When PAE started its work, schooling in the poblado only went through the 6th grade, but the sponsors came to know students through the English program whom they hoped would continue their education past elementary school; therefore, PAE decided to start a scholarship program to send students to Playa del Carmen for middle and eventually high school. In the first year of the potential scholarship program, the founders of PAE could not find one family that was willing to let their children go to Playa to school. The reasons cited were a loss of money if the child did not work and/or too many ideas in the head might make him/her (usually a reference to a “him”) more difficult to control. The PAE leaders realized that if they were to be successful, they would have to work with/involve the parents. During the next year they did so and ended up giving three students scholarships to middle school in Playa.
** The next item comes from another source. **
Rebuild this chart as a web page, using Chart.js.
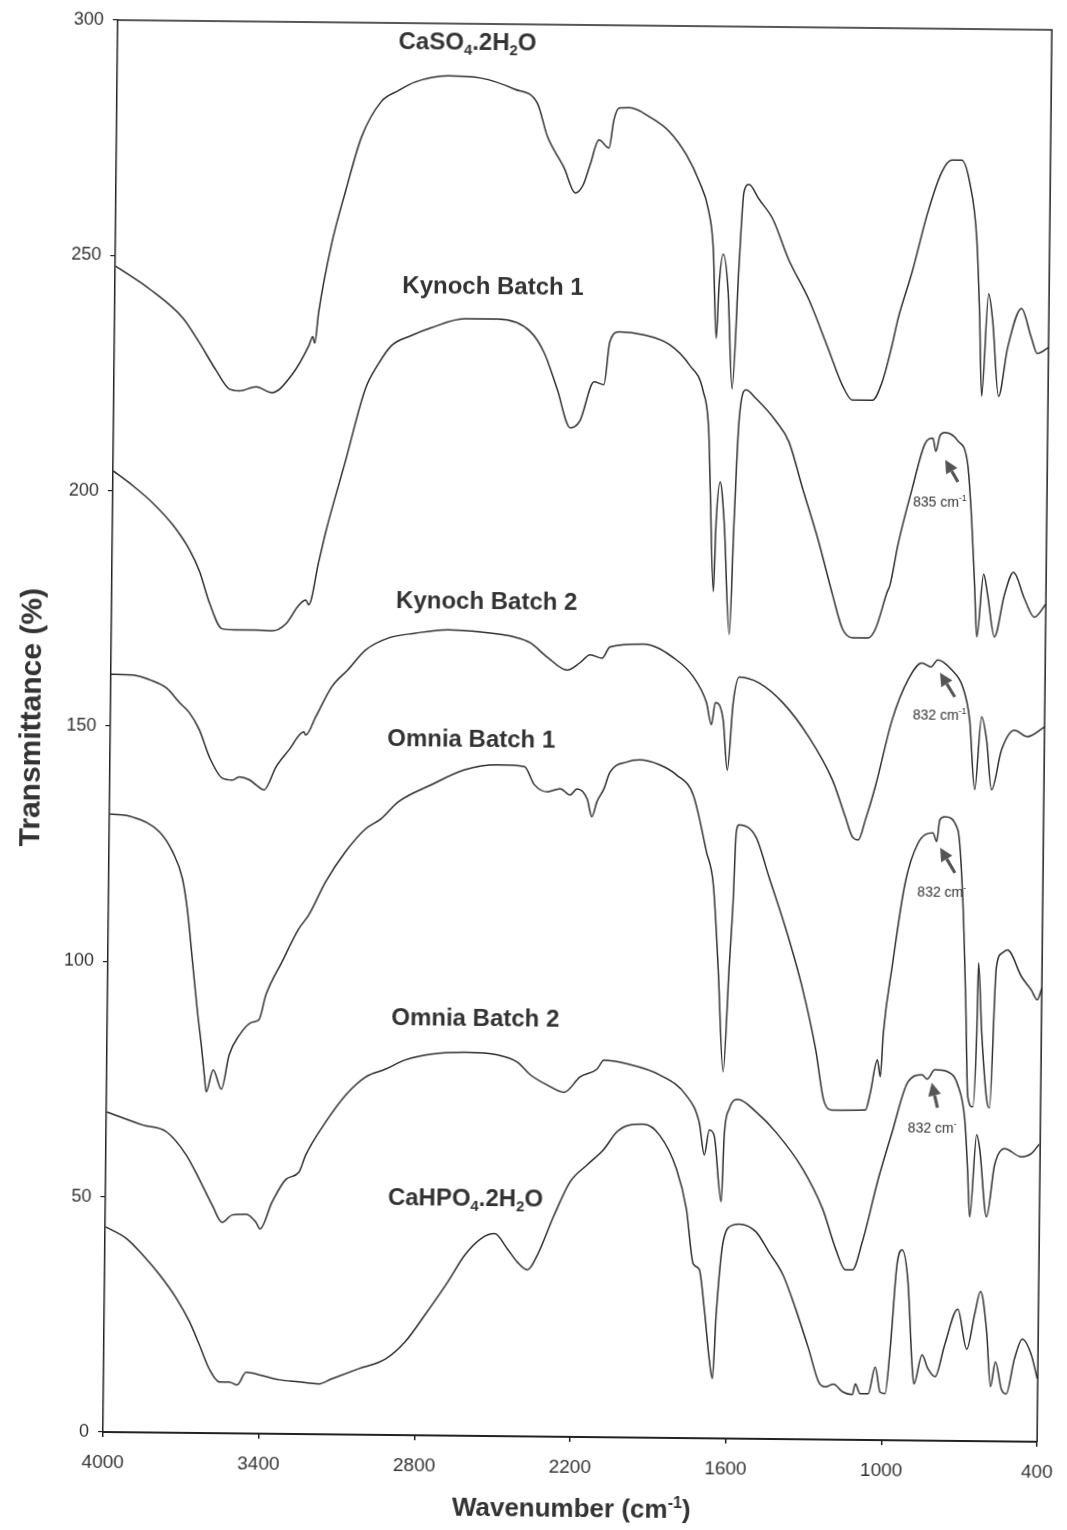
<!DOCTYPE html>
<html><head><meta charset="utf-8">
<script src="https://cdn.jsdelivr.net/npm/chart.js@4.4.0/dist/chart.umd.min.js"></script>
<style>
html,body{margin:0;padding:0;background:#fff;width:1067px;height:1530px;overflow:hidden}
#wrap{position:absolute;left:0;top:0;width:1067px;height:1530px;transform-origin:103px 1432px;transform:rotate(0.6deg)}
canvas{display:block}
</style></head><body>
<div id="wrap"><canvas id="c" width="1067" height="1530"></canvas></div>
<script>
const xTicks=[4000,3400,2800,2200,1600,1000,400];
const yTicks=[0,50,100,150,200,250,300];

const caso4Wn=[3998,3866,3738,3672,3606,3556,3517,3452,3391,3315,3251,3236,3228,3214,3167,3115,3056,2981,2917,2852,2725,2599,2468,2380,2340,2274,2230,2200,2174,2141,2102,2084,2065,2023,1946,1869,1803,1752,1717,1696,1681,1672,1657,1637,1618,1596,1580,1561,1522,1467,1405,1326,1248,1193,1154,1077,1040,1003,981,929,870,818,780,742,711,681,667,656,633,616,591,558,506,467,443,400];
const caso4T=[247.7,242.9,236.9,231.6,225.7,221.9,221.5,222.4,221.2,225.0,231.2,233.2,231.8,238.4,252.9,264.2,275.7,283.3,285.6,287.5,288.9,288.5,286.2,283.3,276.3,269.6,264.3,266.0,270.3,275.6,273.9,279.9,282.4,282.5,280.6,277.5,272.6,266.9,261.2,252.8,233.7,245.2,251.6,243.7,223.0,249.3,264.8,266.5,263.4,259.1,250.6,242.2,231.6,224.0,220.9,220.9,224.8,232.7,238.3,248.2,261.1,269.6,272.1,272.1,267.5,255.5,239.4,222.0,243.8,237.9,222.0,232.3,240.7,234.6,231.2,232.5];

const kynoch1Wn=[3999,3923,3846,3768,3702,3663,3624,3573,3508,3442,3381,3328,3279,3252,3241,3204,3178,3105,3031,2982,2933,2857,2781,2651,2524,2397,2343,2292,2240,2203,2150,2112,2091,2053,1961,1861,1783,1729,1706,1698,1682,1674,1660,1643,1619,1605,1590,1564,1525,1448,1397,1342,1278,1222,1183,1144,1083,1056,1012,1001,972,920,873,842,830,815,796,746,707,689,675,665,641,625,597,560,526,483,444,400];
const kynoch1T=[204.2,201.1,197.5,192.9,187.6,183.1,176.5,170.9,170.7,170.7,170.6,172.1,176.1,177.2,176.2,185.3,191.7,206.8,222.2,227.5,231.4,233.6,235.3,237.3,237.3,234.7,230.2,222.6,214.4,215.9,224.2,223.6,232.7,234.9,234.3,232.3,228.0,222.4,213.9,201.8,179.9,194.7,203.2,194.7,170.9,194.7,216.0,222.8,221.0,216.3,211.9,202.0,190.7,179.4,172.3,170.4,170.4,172.3,180.2,181.8,190.4,202.2,211.7,213.0,210.2,213.5,214.2,212.5,207.6,195.4,181.3,170.9,184.2,179.9,170.9,179.9,184.7,179.1,175.2,178.0];

const kynoch2Wn=[4000,3915,3850,3785,3734,3696,3657,3617,3567,3528,3501,3463,3436,3405,3360,3311,3254,3247,3209,3149,3085,3020,2933,2829,2703,2577,2446,2385,2319,2242,2193,2154,2108,2078,1948,1821,1755,1704,1684,1670,1639,1621,1601,1579,1502,1409,1309,1215,1164,1136,1113,1087,1050,988,928,875,840,814,760,717,689,667,643,623,602,565,516,466,400];
const kynoch2T=[161.0,160.9,159.9,158.2,155.1,153.0,149.4,143.6,139.2,138.8,139.5,138.9,137.8,136.8,141.7,145.3,149.2,148.5,152.4,158.8,162.6,166.7,169.3,170.4,171.2,170.8,169.8,168.6,165.6,162.9,164.5,166.2,165.5,167.9,168.6,165.3,161.7,156.3,151.6,156.3,152.7,142.0,156.3,161.8,160.6,156.4,149.3,140.1,132.3,128.1,127.5,131.7,138.8,153.0,161.6,165.2,164.4,165.9,163.8,160.2,153.2,138.4,153.9,149.0,138.4,146.9,151.1,149.8,151.9];

const omnia1Wn=[3998,3910,3806,3755,3716,3695,3674,3653,3637,3624,3616,3590,3558,3529,3491,3442,3416,3390,3330,3266,3228,3164,3089,3013,2953,2888,2762,2633,2506,2403,2364,2314,2264,2226,2199,2160,2141,2122,2096,2073,2009,1959,1882,1817,1751,1698,1670,1648,1625,1606,1593,1584,1573,1508,1456,1389,1322,1269,1236,1202,1075,1057,1031,1019,1009,978,931,883,826,811,800,781,730,708,693,681,662,649,645,630,608,597,576,553,534,479,441,417,400];
const omnia1T=[131.3,130.7,127.6,123.4,117.7,110.7,100.1,89.5,82.5,76.1,72.5,77.2,73.1,80.4,84.6,87.4,87.9,93.2,100.2,107.3,110.3,117.4,123.8,128.7,130.9,134.5,138.2,141.5,142.6,142.3,138.5,137.0,137.7,136.4,137.7,135.6,131.8,135.0,137.7,141.3,143.5,144.0,143.0,140.9,136.6,124.6,117.6,99.8,77.9,99.8,114.4,128.7,130.4,127.9,119.4,108.4,95.7,82.8,72.1,70.0,70.1,73.7,80.8,77.2,86.5,100.5,118.4,126.9,129.1,127.3,131.9,132.6,129.8,114.9,93.7,73.1,71.0,86.7,101.6,86.8,72.5,70.8,100.8,103.8,104.4,98.8,96.0,93.9,96.4];

const omnia2Wn=[3998,3859,3767,3690,3639,3588,3549,3511,3457,3419,3403,3358,3305,3256,3230,3155,3079,3003,2927,2851,2751,2621,2495,2418,2367,2302,2237,2176,2111,2085,1997,1869,1766,1715,1694,1676,1657,1627,1618,1600,1566,1497,1419,1315,1236,1184,1146,1119,1082,1023,971,912,858,839,809,759,720,692,679,669,645,633,604,575,537,472,434,404];
const omnia2T=[68.0,65.3,63.9,59.0,53.9,48.4,44.8,46.4,46.6,44.9,43.5,49.2,54.1,55.6,59.3,66.3,72.1,76.0,77.7,79.7,81.0,81.5,81.0,79.5,76.8,74.7,73.2,76.5,78.2,80.1,79.4,77.1,72.8,67.1,60.2,65.5,64.4,50.3,64.4,70.0,72.1,69.5,65.2,57.5,49.0,40.5,36.1,36.1,42.0,55.4,65.5,76.2,77.7,76.8,78.8,78.4,75.6,68.4,57.8,47.6,65.1,62.1,47.7,58.7,62.2,60.5,61.2,63.2];

const cahpo4Wn=[3998,3916,3854,3788,3722,3671,3632,3593,3554,3516,3485,3451,3401,3324,3248,3171,3121,3018,2915,2840,2764,2677,2613,2552,2499,2449,2410,2371,2333,2270,2210,2146,2081,2032,1982,1929,1867,1801,1761,1732,1709,1688,1667,1654,1642,1618,1580,1557,1492,1441,1386,1336,1284,1244,1218,1187,1152,1114,1103,1084,1053,1027,1007,988,970,947,928,904,885,877,847,824,796,760,711,675,646,624,599,582,564,540,521,491,461,426,402];
const cahpo4T=[43.6,41.1,37.7,33.5,28.5,23.6,18.7,13.6,10.9,10.9,10.3,13.0,12.5,11.5,11.1,10.7,11.8,14.0,16.1,19.8,25.6,32.7,38.4,41.9,43.0,39.8,37.0,35.4,38.6,47.1,54.2,57.8,61.2,64.9,66.4,66.6,64.3,57.2,48.7,37.0,35.9,27.5,16.9,12.7,26.3,41.8,45.4,45.6,44.0,39.7,34.9,27.7,19.2,12.2,11.2,11.8,10.2,9.6,11.9,9.8,9.8,15.5,10.2,9.9,19.4,37.3,40.5,33.7,16.0,12.0,18.2,15.3,13.6,20.4,28.0,19.5,26.9,31.8,23.4,11.6,16.9,11.1,10.1,17.5,21.8,18.5,13.4];

const seriesNames=['CaSO4.2H2O','Kynoch Batch 1','Kynoch Batch 2','Omnia Batch 1','Omnia Batch 2','CaHPO4.2H2O'];
const seriesWn=[caso4Wn,kynoch1Wn,kynoch2Wn,omnia1Wn,omnia2Wn,cahpo4Wn];
const seriesT=[caso4T,kynoch1T,kynoch2T,omnia1T,omnia2T,cahpo4T];

const FONT='"Liberation Sans", Arial, Helvetica, sans-serif';
const INK='#333333';

const datasets=seriesNames.map((name,k)=>{
  const n=Math.min(seriesWn[k].length,seriesT[k].length);
  const pts=[];
  for(let i=0;i<n;i++) pts.push({x:seriesWn[k][i],y:seriesT[k][i]});
  return {label:name,data:pts,borderColor:'#2f2f2f',borderWidth:1.5,pointRadius:0,fill:false,cubicInterpolationMode:'monotone'};
});

function rich(ctx,x,y,parts,size,weight,align){
  const meas=[];let total=0;
  for(const [t,mode] of parts){
    const fs=mode?size*0.62:size;
    ctx.font=weight+' '+fs+'px '+FONT;
    const w=ctx.measureText(t).width;
    meas.push([t,mode,fs,w]);total+=w;
  }
  let cx=align==='left'?x:x-total/2;
  ctx.textBaseline='alphabetic';ctx.textAlign='left';
  for(const [t,mode,fs,w] of meas){
    ctx.font=weight+' '+fs+'px '+FONT;
    const dy=mode===1?size*0.22:(mode===2?-size*0.40:0);
    ctx.fillText(t,cx,y+dy);cx+=w;
  }
}
function arrow(ctx,hx,hy,tx,ty){
  const ang=Math.atan2(hy-ty,hx-tx);
  const L=13,Wd=6.5;
  const bx=hx-Math.cos(ang)*L,by=hy-Math.sin(ang)*L;
  ctx.strokeStyle='#555';ctx.lineWidth=3.2;ctx.lineCap='butt';
  ctx.beginPath();ctx.moveTo(tx,ty);ctx.lineTo(bx,by);ctx.stroke();
  ctx.fillStyle='#555';ctx.beginPath();
  ctx.moveTo(hx,hy);
  ctx.lineTo(bx+Math.sin(ang)*Wd,by-Math.cos(ang)*Wd);
  ctx.lineTo(bx-Math.sin(ang)*Wd,by+Math.cos(ang)*Wd);
  ctx.closePath();ctx.fill();
}

const decor={
  id:'decor',
  afterDraw(chart){
    const ctx=chart.ctx;const a=chart.chartArea;
    ctx.save();
    ctx.strokeStyle='#222';ctx.lineWidth=1.5;
    ctx.beginPath();ctx.moveTo(a.left,a.top);ctx.lineTo(a.right,a.top);ctx.lineTo(a.right,a.bottom);ctx.stroke();
    ctx.fillStyle=INK;
    rich(ctx,453,46,[['CaSO',0],['4',1],['.2H',0],['2',1],['O',0]],24,'bold');
    rich(ctx,481,290,[['Kynoch Batch 1',0]],24,'bold');
    rich(ctx,478,605,[['Kynoch Batch 2',0]],24,'bold');
    rich(ctx,464,743,[['Omnia Batch 1',0]],24,'bold');
    rich(ctx,471,1022,[['Omnia Batch 2',0]],24,'bold');
    rich(ctx,463,1202,[['CaHPO',0],['4',1],['.2H',0],['2',1],['O',0]],24,'bold');
    ctx.fillStyle=INK;
    rich(ctx,930,498,[['835 cm',0],['-1',2]],14,'normal');
    rich(ctx,932,711,[['832 cm',0],['-1',2]],14,'normal');
    rich(ctx,936,888,[['832 cm',0],['-',2]],14,'normal');
    rich(ctx,929,1124,[['832 cm',0],['-',2]],14,'normal');
    arrow(ctx,935,451,948,473);
    arrow(ctx,932,664,947,688);
    arrow(ctx,934,839,949,864);
    arrow(ctx,928,1074,934,1099);
    ctx.fillStyle=INK;
    rich(ctx,572,1512,[['Wavenumber (cm',0],['-1',2],[')',0]],26,'bold');
    ctx.save();ctx.translate(22,718);ctx.rotate(-Math.PI/2);
    rich(ctx,0,11,[['Transmittance (%)',0]],30,'bold');
    ctx.restore();
    ctx.restore();
  }
};

new Chart(document.getElementById('c').getContext('2d'),{
  type:'line',
  data:{datasets},
  options:{
    responsive:false,animation:false,devicePixelRatio:1,
    layout:{padding:{left:0,right:24,top:20,bottom:0}},
    plugins:{legend:{display:false},tooltip:{enabled:false}},
    elements:{line:{borderJoinStyle:'round'}},
    scales:{
      x:{type:'linear',reverse:true,min:400,max:4000,
        afterBuildTicks:s=>{s.ticks=xTicks.map(v=>({value:v}));},
        afterFit:s=>{s.height=98;},
        grid:{display:true,drawOnChartArea:false,drawTicks:true,tickLength:5,color:'#222',lineWidth:1.5},
        border:{display:true,color:'#222',width:2},
        ticks:{color:INK,font:{family:FONT,size:19},padding:14,maxRotation:0,autoSkip:false,callback:v=>String(v)}
      },
      y:{type:'linear',min:0,max:300,
        afterBuildTicks:s=>{s.ticks=yTicks.map(v=>({value:v}));},
        afterFit:s=>{s.width=103;},
        grid:{display:true,drawOnChartArea:false,drawTicks:true,tickLength:5,color:'#222',lineWidth:1.2},
        border:{display:true,color:'#222',width:1.5},
        ticks:{color:INK,font:{family:FONT,size:18},padding:9,autoSkip:false,callback:v=>String(v)}
      }
    }
  },
  plugins:[decor]
});
</script>
</body></html>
When the middle school was introduced in the poblado, the program limited scholarships to high school attendees. The scholarship program almost doubled every year until PAE was providing close to 40 scholarships.
In August of 2005, PAE had its first high school graduates- two girls and a boy. Much to the surprise of all the adults involved, two of the students asked if PAE would support them in their post-secondary studies. PAE did, and in 2008 PAE had its first post-secondary graduate, Jose, from one of the technical colleges in Playa del Carmen.
In 2008, the first high school classes were offered in the Puerto Aventuras poblado, and in 2011 the poblado high school graduated its first class. With high school education now available in the poblado, PAE phased out its high school scholarship program, with the graduation of its last high school scholarship graduate in June 2012. However, PAE continued to offer post-secondary scholarships. Meanwhile, FOPA’s adult-English classes continued to offer education to workers seeking employment in Puerto Aventuras’ shops and restaurants and those in neighboring communities. Also, an available jobs list was posted weekly on the adult school bulletin board. A twice-yearly bazaar was held in the poblado with donations from Puerto Aventuras residents. The funds raised were used to support FOPA’s many activities, e.g., providing soccer uniforms, creating a donation-based public library, and offering computer-literacy classes. One of the enduring trademarks of the organization was its ability to continually respond to the changing needs of the community.
In 2012, the two organizations, PAE and FOPA, decided once again to join resources under the name of Friends of Puerto Aventuras (FOPA). The new organization continues to offer post-secondary scholarships and elementary,middle school, and adult English classes.